The rockets are only assumed to make 200 trips before being 
junked.  At 200 tons payload, they deliver 40,000 mt or 40 million kg.

The mass of one of them is about 3 times a 747.  If they cost a 
billion dollars each (produced at 20 a year), $1000 million/ 40 
million is $25 a kg.  I.e., there is no reason for large volume space 
travel to cost more than $100 a kg even with rockets.

What we need is a transcontinental railroad.  What we have in NASA is 
the Pony Express.

Incidentally, the energy returned from a kg of power sat is 4000 
kWh.  At a penny a kwh that's $40 a year, at ten cents, $400.
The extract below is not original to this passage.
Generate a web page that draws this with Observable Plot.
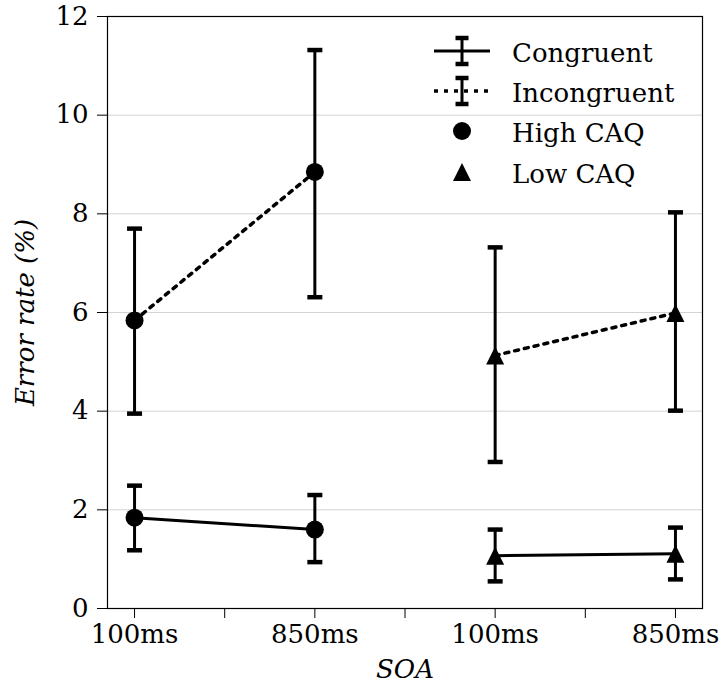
<!DOCTYPE html>
<html>
<head>
<meta charset="utf-8">
<script src="https://cdn.jsdelivr.net/npm/d3@7"></script>
<script src="https://cdn.jsdelivr.net/npm/@observablehq/plot@0.6"></script>
<style>
  html, body { margin: 0; padding: 0; background: #fff; }
  #chart { position: relative; width: 720px; height: 689px; }
  #legend { position: absolute; left: 0; top: 0; pointer-events: none; }
</style>
</head>
<body>
<div id="chart"></div>
<script>
// Error rates (%) by SOA, for high- and low-CAQ groups
const soa = ["100ms", "850ms", "100ms", "850ms"];
const group = ["High CAQ", "High CAQ", "Low CAQ", "Low CAQ"];

const congruentMean = [1.84, 1.60, 1.07, 1.11];
const congruentLow  = [1.18, 0.94, 0.55, 0.59];
const congruentHigh = [2.49, 2.30, 1.60, 1.64];

const incongruentMean = [5.84, 8.85, 5.13, 5.99];
const incongruentLow  = [3.95, 6.31, 2.97, 4.01];
const incongruentHigh = [7.70, 11.32, 7.32, 8.03];

const yTicks = [0, 2, 4, 6, 8, 10, 12];
const legendItems = ["Congruent", "Incongruent", "High CAQ", "Low CAQ"];

function rows(mean, low, high, condition) {
  return soa.map((s, i) => ({
    i, soa: s, group: group[i], condition,
    mean: mean[i], low: low[i], high: high[i]
  }));
}
const congruent = rows(congruentMean, congruentLow, congruentHigh, "Congruent");
const incongruent = rows(incongruentMean, incongruentLow, incongruentHigh, "Incongruent");
const all = congruent.concat(incongruent);

// marker and cap shapes
const capSymbol = {
  draw(ctx) { ctx.moveTo(-7.5, 0); ctx.lineTo(7.5, 0); }
};
const triangleUp = {
  draw(ctx) { ctx.moveTo(0, -9); ctx.lineTo(9, 9); ctx.lineTo(-9, 9); ctx.closePath(); }
};

const font = "DejaVu Serif";
const fontSize = 26;
const dotted = "4,6";

const chart = Plot.plot({
  width: 720,
  height: 689,
  marginLeft: 107,
  marginRight: 18,
  marginTop: 16,
  marginBottom: 81,
  style: { fontFamily: font, fontSize: fontSize + "px", color: "#000", background: "#fff" },
  x: { domain: [-0.15, 3.15] },
  y: { domain: [0, 12] },
  marks: [
    Plot.gridY(yTicks.slice(1, -1), { stroke: "#d3d3d3", strokeOpacity: 1, strokeWidth: 1 }),
    Plot.axisY(yTicks, { tickSize: 10, tickPadding: 9, label: null, stroke: "#000" }),
    Plot.axisX(d3.range(0, 3.01, 0.5), {
      tickSize: 10, tickPadding: 6, label: null, stroke: "#000",
      tickFormat: d => Number.isInteger(d) ? soa[d] : ""
    }),
    Plot.text(["Error rate (%)"], {
      frameAnchor: "left", textAnchor: "middle", dx: -82, rotate: -90,
      fontStyle: "italic", fontSize
    }),
    Plot.text(["SOA"], { frameAnchor: "bottom", dy: 69, fontStyle: "italic", fontSize }),
    // connecting lines within each group
    Plot.line(congruent, { x: "i", y: "mean", z: "group", stroke: "#000", strokeWidth: 3 }),
    Plot.line(incongruent, { x: "i", y: "mean", z: "group", stroke: "#000", strokeWidth: 3.5, strokeDasharray: dotted }),
    // error bars with caps
    Plot.ruleX(all, { x: "i", y1: "low", y2: "high", stroke: "#000", strokeWidth: 3 }),
    Plot.dot(all, { x: "i", y: "low", symbol: capSymbol, stroke: "#000", strokeWidth: 4.5, fill: "none" }),
    Plot.dot(all, { x: "i", y: "high", symbol: capSymbol, stroke: "#000", strokeWidth: 4.5, fill: "none" }),
    // markers
    Plot.dot(all.filter(d => d.group === "High CAQ"), { x: "i", y: "mean", r: 9, fill: "#000" }),
    Plot.dot(all.filter(d => d.group === "Low CAQ"), { x: "i", y: "mean", symbol: triangleUp, fill: "#000" }),
    Plot.frame({ stroke: "#000", strokeWidth: 1.2 })
  ]
});

const container = document.getElementById("chart");
container.appendChild(chart);

// legend in the upper-right corner of the plot area
const legend = d3.select(container).append("svg")
  .attr("id", "legend")
  .attr("width", 720)
  .attr("height", 689);

const hx = 462;           // handle centre
const textX = 512;
const baselines = [62, 102, 142, 183];
const lg = legend.append("g").attr("font-family", font).attr("font-size", fontSize);

legendItems.forEach((label, k) => {
  const cy = baselines[k] - 11;
  if (k < 2) {
    lg.append("line")
      .attr("x1", hx - 28).attr("x2", hx + 28)
      .attr("y1", cy).attr("y2", cy)
      .attr("stroke", "#000")
      .attr("stroke-width", k === 0 ? 3 : 3.5)
      .attr("stroke-dasharray", k === 0 ? null : dotted);
    lg.append("line")
      .attr("x1", hx).attr("x2", hx)
      .attr("y1", cy - 13).attr("y2", cy + 13)
      .attr("stroke", "#000").attr("stroke-width", 3);
    [cy - 13, cy + 13].forEach(y => lg.append("line")
      .attr("x1", hx - 6.5).attr("x2", hx + 6.5)
      .attr("y1", y).attr("y2", y)
      .attr("stroke", "#000").attr("stroke-width", 4.5));
  } else if (k === 2) {
    lg.append("circle").attr("cx", hx).attr("cy", cy).attr("r", 9).attr("fill", "#000");
  } else {
    lg.append("path")
      .attr("d", `M${hx},${cy - 9}L${hx + 9},${cy + 9}L${hx - 9},${cy + 9}Z`)
      .attr("fill", "#000");
  }
  lg.append("text").attr("x", textX).attr("y", baselines[k]).attr("fill", "#000").text(label);
});
</script>
</body>
</html>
>The income stream (which you estimate at 25 billion/year)

Actually it was rising at $25 billion a year from selling power.  If 
you sold the satellites for ten years power production the income 
stream would be $250 billion a year.

>would also have to
>support ground receivers,

Rectennas are (from a cost standpoint) installed chicken wire over 
farmland and inverters (the diodes are almost free).  Collecting 1/4 
kW from 400 square meters would give you a hundred kW.  At pc power 
supply prices, the inverters are $60 a kW.  Counting the chicken 
wire, poles, diodes and power collecting grid, a 5 GW rectenna would 
cost $500 million or less and deliver $400 million to $2 billion a 
year at the bus bars.  It would take  decades to saturate the market, 
which for oil alone is about $3 trillion a year.

>safety mechanisms,

Can you be specific about what you mean here?

>transmission lines, etc.

At least for a while you could site the rectennas near existing 
transmission lines.

>Plus,
>it costs money to build the actual arrays.
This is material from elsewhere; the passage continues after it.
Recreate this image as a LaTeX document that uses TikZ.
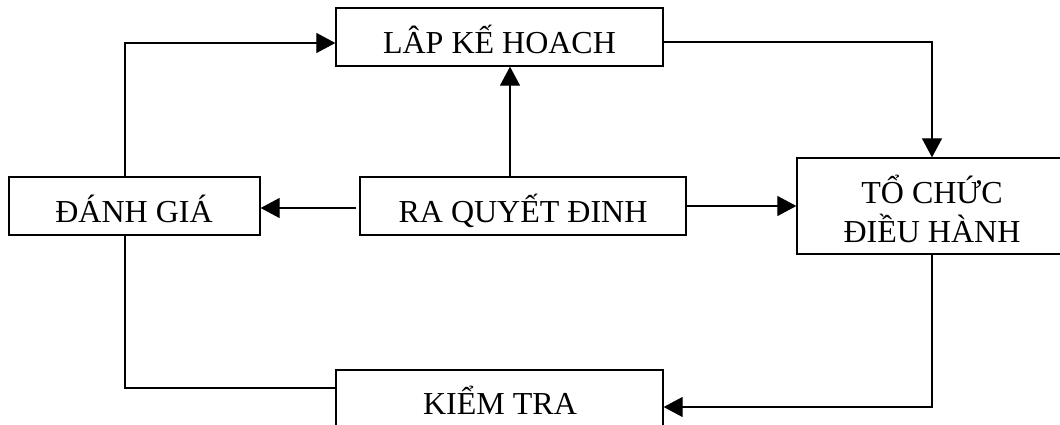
\documentclass[tikz,border=0pt]{standalone}
\usepackage{fontspec}
\setmainfont{Liberation Serif}
\usetikzlibrary{arrows.meta,calc}
\begin{document}
\begin{tikzpicture}[x=1pt,y=-1pt,
  box/.style={draw=black,line width=1.3pt,rectangle,inner sep=0pt},
  lbl/.style={anchor=base,inner sep=0pt,font=\fontsize{32}{39}\selectfont},
  conn/.style={draw=black,line width=1.2pt},
  arr/.style={conn,-{Triangle[length=19pt,width=20pt]}}]
\useasboundingbox (0,0) rectangle (1060,425);
\clip (0,0) rectangle (1060,425);
% boxes
\node[box,minimum width=327pt,minimum height=58pt] (lap) at (499.5,37) {};
\node[box,minimum width=251pt,minimum height=58pt] (dg) at (134.5,206) {};
\node[box,minimum width=326pt,minimum height=58pt] (rqd) at (523,206) {};
\node[box,minimum width=268pt,minimum height=96pt] (tc) at (931,206) {};
\node[box,minimum width=327pt,minimum height=70pt] (kt) at (499.5,405) {};
% labels
\node[lbl] (laptxt) at (499.5,54) {LÂP KẾ HOACH};
\node[lbl] (dgtxt) at (134,222) {ĐÁNH GIÁ};
\node[lbl] (rqdtxt) at (523,222) {RA QUYẾT ĐINH};
\node[lbl] (tctxt1) at (932,203) {TỔ CHỨC};
\node[lbl] (tctxt2) at (932,242) {ĐIỀU HÀNH};
\node[lbl] (kttxt) at (500,414) {KIỂM TRA};
% connectors
\draw[arr] ([xshift=-9.5pt]dg.north) |- ([yshift=-6pt]lap.west);
\draw[arr] ([xshift=-13pt]rqd.north) -- ([xshift=10.5pt]lap.south);
\draw[arr,shorten <=3pt] ([yshift=-2pt]rqd.west) -- ([yshift=-2pt]dg.east);
\draw[arr] (rqd.east) -- (tc.west);
\draw[arr] ([yshift=-5pt]lap.east) -| ([xshift=1pt]tc.north);
\draw[arr] ([xshift=1pt]tc.south) |- ([yshift=-2pt]kt.east);
\draw[conn] ([xshift=-9.5pt]dg.south) |- ([yshift=17pt]kt.west);
\end{tikzpicture}
\end{document}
That's true, but with just mild concentration you can get at least 10 
times more power out of a solar cell in space.

>If you can find a way to drop
>launch costs a factor of 100 to 500, then space based solar becomes a
>player.  There is nothing like that on the horizon.

There doesn't seem to be any reason a really huge throughput 
transport system should not be able to give you that much 
reduction.  However, I don't thing NASA is the right organization to do it.

Keith

Keith